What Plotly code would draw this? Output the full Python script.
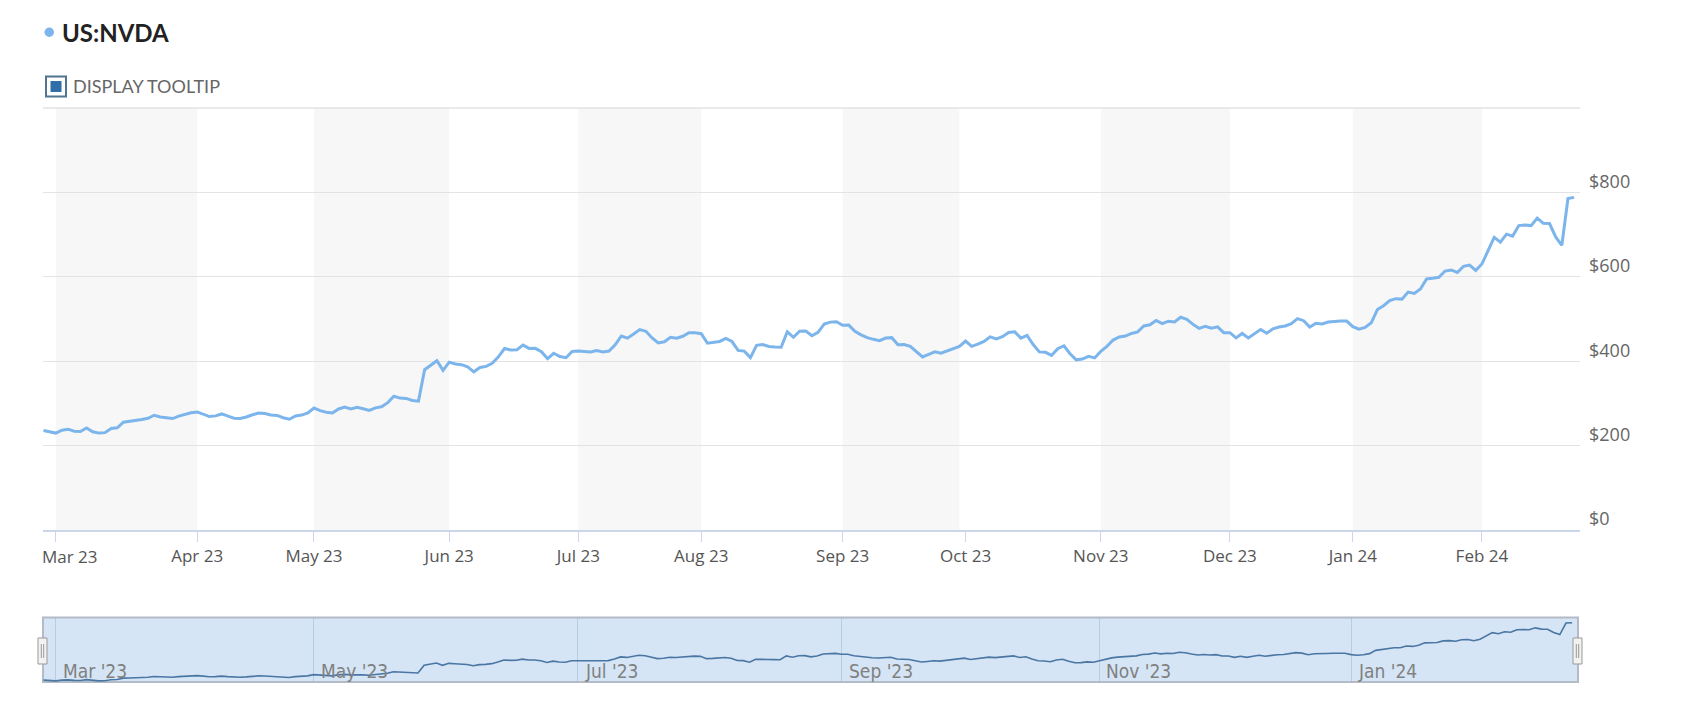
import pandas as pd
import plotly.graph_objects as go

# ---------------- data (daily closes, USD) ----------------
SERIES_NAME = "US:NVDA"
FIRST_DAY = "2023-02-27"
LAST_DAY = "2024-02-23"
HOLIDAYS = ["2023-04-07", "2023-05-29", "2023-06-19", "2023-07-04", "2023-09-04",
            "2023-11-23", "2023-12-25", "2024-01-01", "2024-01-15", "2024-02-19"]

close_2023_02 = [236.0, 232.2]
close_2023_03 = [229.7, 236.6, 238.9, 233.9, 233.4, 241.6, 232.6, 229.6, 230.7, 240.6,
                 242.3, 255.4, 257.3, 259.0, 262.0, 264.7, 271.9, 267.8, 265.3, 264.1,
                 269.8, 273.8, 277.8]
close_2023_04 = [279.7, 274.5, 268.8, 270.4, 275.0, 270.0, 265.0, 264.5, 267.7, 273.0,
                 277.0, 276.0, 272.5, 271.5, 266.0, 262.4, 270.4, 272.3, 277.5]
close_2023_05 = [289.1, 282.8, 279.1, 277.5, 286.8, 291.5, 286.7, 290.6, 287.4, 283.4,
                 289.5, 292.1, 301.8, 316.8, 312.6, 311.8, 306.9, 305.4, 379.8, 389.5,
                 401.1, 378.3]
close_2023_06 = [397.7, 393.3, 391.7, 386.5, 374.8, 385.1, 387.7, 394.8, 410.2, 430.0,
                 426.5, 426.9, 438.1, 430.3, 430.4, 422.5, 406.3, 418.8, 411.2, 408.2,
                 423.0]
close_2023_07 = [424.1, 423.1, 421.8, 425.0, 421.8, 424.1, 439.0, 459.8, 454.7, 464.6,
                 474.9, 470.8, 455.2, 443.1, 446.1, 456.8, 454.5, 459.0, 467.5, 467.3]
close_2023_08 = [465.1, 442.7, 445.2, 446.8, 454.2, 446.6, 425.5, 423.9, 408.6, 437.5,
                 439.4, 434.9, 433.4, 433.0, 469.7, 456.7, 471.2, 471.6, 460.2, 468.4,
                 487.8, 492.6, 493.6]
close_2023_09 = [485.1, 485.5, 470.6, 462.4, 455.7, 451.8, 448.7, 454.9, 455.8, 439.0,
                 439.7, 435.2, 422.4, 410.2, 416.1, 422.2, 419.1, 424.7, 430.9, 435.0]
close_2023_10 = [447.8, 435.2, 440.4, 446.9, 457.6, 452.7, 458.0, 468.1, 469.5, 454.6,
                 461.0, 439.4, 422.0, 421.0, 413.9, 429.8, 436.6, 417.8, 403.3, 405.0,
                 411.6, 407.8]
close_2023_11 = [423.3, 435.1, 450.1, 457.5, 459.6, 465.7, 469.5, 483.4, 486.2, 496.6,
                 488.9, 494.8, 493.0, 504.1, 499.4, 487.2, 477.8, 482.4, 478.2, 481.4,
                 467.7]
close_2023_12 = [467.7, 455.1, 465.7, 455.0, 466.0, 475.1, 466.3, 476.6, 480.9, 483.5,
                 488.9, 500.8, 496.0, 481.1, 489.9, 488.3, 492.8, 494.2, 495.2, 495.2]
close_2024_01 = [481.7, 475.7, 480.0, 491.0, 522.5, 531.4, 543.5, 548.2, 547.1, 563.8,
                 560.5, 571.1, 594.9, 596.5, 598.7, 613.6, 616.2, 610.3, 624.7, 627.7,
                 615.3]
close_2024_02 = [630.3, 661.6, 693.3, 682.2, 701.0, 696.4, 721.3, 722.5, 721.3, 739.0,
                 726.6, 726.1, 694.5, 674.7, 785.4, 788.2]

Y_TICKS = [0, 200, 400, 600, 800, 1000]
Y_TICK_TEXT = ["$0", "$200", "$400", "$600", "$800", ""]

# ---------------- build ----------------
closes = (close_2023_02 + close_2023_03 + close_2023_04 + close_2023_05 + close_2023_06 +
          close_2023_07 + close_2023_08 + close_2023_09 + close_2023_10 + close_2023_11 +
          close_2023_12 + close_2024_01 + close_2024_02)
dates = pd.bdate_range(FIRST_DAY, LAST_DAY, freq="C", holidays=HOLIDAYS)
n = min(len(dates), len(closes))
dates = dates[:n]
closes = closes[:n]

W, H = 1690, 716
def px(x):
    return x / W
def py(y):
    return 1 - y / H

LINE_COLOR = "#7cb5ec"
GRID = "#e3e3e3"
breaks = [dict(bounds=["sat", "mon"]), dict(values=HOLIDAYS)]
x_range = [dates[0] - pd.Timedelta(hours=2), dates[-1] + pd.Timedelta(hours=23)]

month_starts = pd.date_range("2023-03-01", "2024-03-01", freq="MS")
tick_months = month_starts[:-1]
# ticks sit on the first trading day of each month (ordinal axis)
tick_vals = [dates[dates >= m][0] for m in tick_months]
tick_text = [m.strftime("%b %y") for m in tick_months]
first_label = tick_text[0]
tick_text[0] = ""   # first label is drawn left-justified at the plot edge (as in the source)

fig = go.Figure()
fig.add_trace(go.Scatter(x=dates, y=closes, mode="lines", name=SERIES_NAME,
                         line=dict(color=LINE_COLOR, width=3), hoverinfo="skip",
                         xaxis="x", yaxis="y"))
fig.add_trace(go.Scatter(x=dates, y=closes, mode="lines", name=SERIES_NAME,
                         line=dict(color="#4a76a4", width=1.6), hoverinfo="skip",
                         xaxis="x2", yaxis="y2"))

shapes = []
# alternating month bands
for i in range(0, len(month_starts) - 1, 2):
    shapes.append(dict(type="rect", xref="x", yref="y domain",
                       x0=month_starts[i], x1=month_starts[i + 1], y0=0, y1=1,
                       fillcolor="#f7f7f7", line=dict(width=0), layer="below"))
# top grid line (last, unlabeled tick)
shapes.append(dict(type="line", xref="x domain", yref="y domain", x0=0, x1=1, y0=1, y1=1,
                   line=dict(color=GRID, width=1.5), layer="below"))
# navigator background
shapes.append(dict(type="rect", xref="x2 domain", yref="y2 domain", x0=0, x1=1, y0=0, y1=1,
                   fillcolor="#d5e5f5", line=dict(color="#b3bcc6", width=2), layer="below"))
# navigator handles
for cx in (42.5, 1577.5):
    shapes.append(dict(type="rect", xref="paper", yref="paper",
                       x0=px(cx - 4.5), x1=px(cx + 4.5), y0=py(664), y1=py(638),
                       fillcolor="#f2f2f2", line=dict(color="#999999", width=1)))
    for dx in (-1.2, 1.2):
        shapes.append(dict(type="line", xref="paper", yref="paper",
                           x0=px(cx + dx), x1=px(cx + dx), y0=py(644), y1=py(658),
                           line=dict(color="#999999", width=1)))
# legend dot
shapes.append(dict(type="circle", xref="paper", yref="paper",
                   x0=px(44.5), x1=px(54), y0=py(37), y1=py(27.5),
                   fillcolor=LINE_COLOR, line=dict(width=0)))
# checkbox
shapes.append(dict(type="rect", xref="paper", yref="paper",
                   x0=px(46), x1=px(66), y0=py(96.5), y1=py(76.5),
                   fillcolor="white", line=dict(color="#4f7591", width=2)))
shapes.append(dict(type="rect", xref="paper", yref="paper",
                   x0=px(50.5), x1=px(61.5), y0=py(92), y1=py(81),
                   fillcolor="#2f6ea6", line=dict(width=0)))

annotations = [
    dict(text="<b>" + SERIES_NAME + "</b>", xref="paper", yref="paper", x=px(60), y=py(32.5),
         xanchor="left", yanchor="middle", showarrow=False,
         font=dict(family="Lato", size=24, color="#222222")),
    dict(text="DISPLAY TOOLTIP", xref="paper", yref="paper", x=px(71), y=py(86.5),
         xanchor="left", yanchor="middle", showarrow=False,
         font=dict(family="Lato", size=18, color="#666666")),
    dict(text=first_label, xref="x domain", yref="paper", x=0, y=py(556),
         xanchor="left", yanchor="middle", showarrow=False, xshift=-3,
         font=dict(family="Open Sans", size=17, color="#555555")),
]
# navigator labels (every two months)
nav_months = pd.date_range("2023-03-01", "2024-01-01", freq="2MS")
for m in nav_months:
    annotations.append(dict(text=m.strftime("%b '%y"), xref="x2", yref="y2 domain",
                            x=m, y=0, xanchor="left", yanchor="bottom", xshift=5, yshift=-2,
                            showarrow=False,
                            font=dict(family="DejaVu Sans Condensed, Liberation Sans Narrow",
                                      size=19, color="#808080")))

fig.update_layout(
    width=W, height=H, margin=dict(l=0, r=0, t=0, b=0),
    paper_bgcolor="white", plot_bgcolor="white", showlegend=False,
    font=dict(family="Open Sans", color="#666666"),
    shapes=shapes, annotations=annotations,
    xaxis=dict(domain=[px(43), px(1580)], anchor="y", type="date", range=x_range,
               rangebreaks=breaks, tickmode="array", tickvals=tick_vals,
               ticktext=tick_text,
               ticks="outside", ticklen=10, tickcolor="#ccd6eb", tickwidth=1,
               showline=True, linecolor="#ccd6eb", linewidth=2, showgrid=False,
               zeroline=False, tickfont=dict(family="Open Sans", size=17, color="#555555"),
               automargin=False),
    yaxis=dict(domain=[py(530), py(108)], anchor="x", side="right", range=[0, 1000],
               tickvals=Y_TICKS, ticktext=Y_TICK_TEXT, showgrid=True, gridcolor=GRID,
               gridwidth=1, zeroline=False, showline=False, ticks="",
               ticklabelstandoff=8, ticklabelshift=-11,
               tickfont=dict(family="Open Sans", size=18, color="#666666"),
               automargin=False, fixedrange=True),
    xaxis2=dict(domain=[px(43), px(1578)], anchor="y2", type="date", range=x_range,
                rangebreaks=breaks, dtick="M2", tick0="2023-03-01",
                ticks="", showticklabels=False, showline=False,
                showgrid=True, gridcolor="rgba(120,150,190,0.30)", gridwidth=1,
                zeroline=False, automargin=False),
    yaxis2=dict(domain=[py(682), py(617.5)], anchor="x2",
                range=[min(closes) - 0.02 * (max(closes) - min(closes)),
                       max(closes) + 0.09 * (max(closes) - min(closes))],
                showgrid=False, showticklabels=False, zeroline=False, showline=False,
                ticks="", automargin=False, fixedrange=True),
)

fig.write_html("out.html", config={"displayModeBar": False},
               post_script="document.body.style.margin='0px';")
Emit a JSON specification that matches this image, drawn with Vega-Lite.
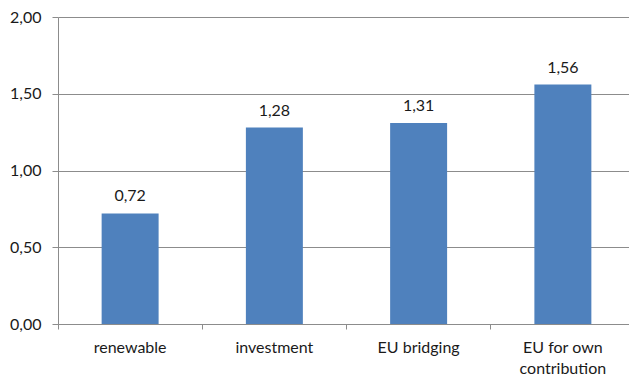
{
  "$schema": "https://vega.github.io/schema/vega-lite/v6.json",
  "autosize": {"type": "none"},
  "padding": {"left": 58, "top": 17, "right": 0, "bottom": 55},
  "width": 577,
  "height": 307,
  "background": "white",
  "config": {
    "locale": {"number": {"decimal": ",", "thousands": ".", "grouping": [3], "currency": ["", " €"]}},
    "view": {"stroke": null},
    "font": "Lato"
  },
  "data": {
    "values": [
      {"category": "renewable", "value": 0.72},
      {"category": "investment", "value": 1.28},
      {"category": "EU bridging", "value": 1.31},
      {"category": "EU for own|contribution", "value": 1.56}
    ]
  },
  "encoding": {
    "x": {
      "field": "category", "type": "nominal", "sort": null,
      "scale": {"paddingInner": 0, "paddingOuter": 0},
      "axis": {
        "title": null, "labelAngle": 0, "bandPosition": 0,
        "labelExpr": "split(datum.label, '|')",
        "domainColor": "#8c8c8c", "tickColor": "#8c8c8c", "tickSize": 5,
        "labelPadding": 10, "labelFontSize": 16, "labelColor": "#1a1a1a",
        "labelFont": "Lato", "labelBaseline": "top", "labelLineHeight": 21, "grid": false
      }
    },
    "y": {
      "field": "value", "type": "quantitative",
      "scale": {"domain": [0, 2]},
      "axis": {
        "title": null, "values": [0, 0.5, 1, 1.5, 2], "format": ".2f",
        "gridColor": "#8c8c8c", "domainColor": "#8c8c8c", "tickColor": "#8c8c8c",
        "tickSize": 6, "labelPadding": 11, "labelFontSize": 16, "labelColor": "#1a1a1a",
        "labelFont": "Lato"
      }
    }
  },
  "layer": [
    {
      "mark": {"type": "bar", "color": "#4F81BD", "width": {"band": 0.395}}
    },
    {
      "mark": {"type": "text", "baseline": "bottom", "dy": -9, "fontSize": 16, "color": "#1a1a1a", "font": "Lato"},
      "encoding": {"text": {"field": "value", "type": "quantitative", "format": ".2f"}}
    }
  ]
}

-=-=-=-=-

Task description. Nothing but the lines from the one holding "Emit a JSON" to the end of the entries above should be echoed, exactly and with both ends included; omit the pictures.

Solution to this task.
Emit a JSON specification that matches this image, drawn with Vega-Lite.
{
  "$schema": "https://vega.github.io/schema/vega-lite/v6.json",
  "autosize": {"type": "none"},
  "padding": {"left": 58, "top": 17, "right": 0, "bottom": 55},
  "width": 577,
  "height": 307,
  "background": "white",
  "config": {
    "locale": {"number": {"decimal": ",", "thousands": ".", "grouping": [3], "currency": ["", " €"]}},
    "view": {"stroke": null},
    "font": "Lato"
  },
  "data": {
    "values": [
      {"category": "renewable", "value": 0.72},
      {"category": "investment", "value": 1.28},
      {"category": "EU bridging", "value": 1.31},
      {"category": "EU for own|contribution", "value": 1.56}
    ]
  },
  "encoding": {
    "x": {
      "field": "category", "type": "nominal", "sort": null,
      "scale": {"paddingInner": 0, "paddingOuter": 0},
      "axis": {
        "title": null, "labelAngle": 0, "bandPosition": 0,
        "labelExpr": "split(datum.label, '|')",
        "domainColor": "#8c8c8c", "tickColor": "#8c8c8c", "tickSize": 5,
        "labelPadding": 10, "labelFontSize": 16, "labelColor": "#1a1a1a",
        "labelFont": "Lato", "labelBaseline": "top", "labelLineHeight": 21, "grid": false
      }
    },
    "y": {
      "field": "value", "type": "quantitative",
      "scale": {"domain": [0, 2]},
      "axis": {
        "title": null, "values": [0, 0.5, 1, 1.5, 2], "format": ".2f",
        "gridColor": "#8c8c8c", "domainColor": "#8c8c8c", "tickColor": "#8c8c8c",
        "tickSize": 6, "labelPadding": 11, "labelFontSize": 16, "labelColor": "#1a1a1a",
        "labelFont": "Lato"
      }
    }
  },
  "layer": [
    {
      "mark": {"type": "bar", "color": "#4F81BD", "width": {"band": 0.395}}
    },
    {
      "mark": {"type": "text", "baseline": "bottom", "dy": -9, "fontSize": 16, "color": "#1a1a1a", "font": "Lato"},
      "encoding": {"text": {"field": "value", "type": "quantitative", "format": ".2f"}}
    }
  ]
}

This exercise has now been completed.